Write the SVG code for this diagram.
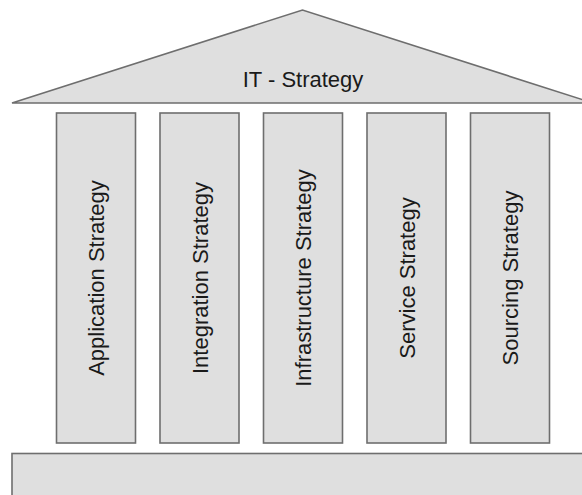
<svg xmlns="http://www.w3.org/2000/svg" width="582" height="495" viewBox="0 0 582 495">
  <style>
    .shape { fill: #dfdfdf; stroke: #6e6e6e; stroke-width: 1.6; stroke-linejoin: miter; }
    .lbl { font-family: "Liberation Sans", Arial, sans-serif; font-size: 22px; fill: #1a1a1a; text-anchor: middle; }
  </style>
  <rect width="582" height="495" fill="#ffffff"/>
  <g id="roof">
    <polygon class="shape" points="12,103 302.5,10 593,103"/>
    <text class="lbl" x="303" y="86.5">IT - Strategy</text>
  </g>
  <g id="pillar-application">
    <rect class="shape" x="56.5" y="113" width="79" height="330"/>
    <text class="lbl" transform="translate(104,278) rotate(-90)">Application Strategy</text>
  </g>
  <g id="pillar-integration">
    <rect class="shape" x="160" y="113" width="79" height="330"/>
    <text class="lbl" transform="translate(207.5,278) rotate(-90)">Integration Strategy</text>
  </g>
  <g id="pillar-infrastructure">
    <rect class="shape" x="263.5" y="113" width="79" height="330"/>
    <text class="lbl" transform="translate(311,278) rotate(-90)">Infrastructure Strategy</text>
  </g>
  <g id="pillar-service">
    <rect class="shape" x="367" y="113" width="79" height="330"/>
    <text class="lbl" transform="translate(414.5,278) rotate(-90)">Service Strategy</text>
  </g>
  <g id="pillar-sourcing">
    <rect class="shape" x="470.5" y="113" width="79" height="330"/>
    <text class="lbl" transform="translate(518,278) rotate(-90)">Sourcing Strategy</text>
  </g>
  <g id="foundation">
    <rect class="shape" x="12" y="453.5" width="600" height="60"/>
  </g>
  <g id="connectors"></g>
</svg>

◆ ◆ ◆ ◆ ◆

What you will do
Pictures are excluded; copy all other data exactly as shown.

Completed task
Write the SVG code for this diagram.
<svg xmlns="http://www.w3.org/2000/svg" width="582" height="495" viewBox="0 0 582 495">
  <style>
    .shape { fill: #dfdfdf; stroke: #6e6e6e; stroke-width: 1.6; stroke-linejoin: miter; }
    .lbl { font-family: "Liberation Sans", Arial, sans-serif; font-size: 22px; fill: #1a1a1a; text-anchor: middle; }
  </style>
  <rect width="582" height="495" fill="#ffffff"/>
  <g id="roof">
    <polygon class="shape" points="12,103 302.5,10 593,103"/>
    <text class="lbl" x="303" y="86.5">IT - Strategy</text>
  </g>
  <g id="pillar-application">
    <rect class="shape" x="56.5" y="113" width="79" height="330"/>
    <text class="lbl" transform="translate(104,278) rotate(-90)">Application Strategy</text>
  </g>
  <g id="pillar-integration">
    <rect class="shape" x="160" y="113" width="79" height="330"/>
    <text class="lbl" transform="translate(207.5,278) rotate(-90)">Integration Strategy</text>
  </g>
  <g id="pillar-infrastructure">
    <rect class="shape" x="263.5" y="113" width="79" height="330"/>
    <text class="lbl" transform="translate(311,278) rotate(-90)">Infrastructure Strategy</text>
  </g>
  <g id="pillar-service">
    <rect class="shape" x="367" y="113" width="79" height="330"/>
    <text class="lbl" transform="translate(414.5,278) rotate(-90)">Service Strategy</text>
  </g>
  <g id="pillar-sourcing">
    <rect class="shape" x="470.5" y="113" width="79" height="330"/>
    <text class="lbl" transform="translate(518,278) rotate(-90)">Sourcing Strategy</text>
  </g>
  <g id="foundation">
    <rect class="shape" x="12" y="453.5" width="600" height="60"/>
  </g>
  <g id="connectors"></g>
</svg>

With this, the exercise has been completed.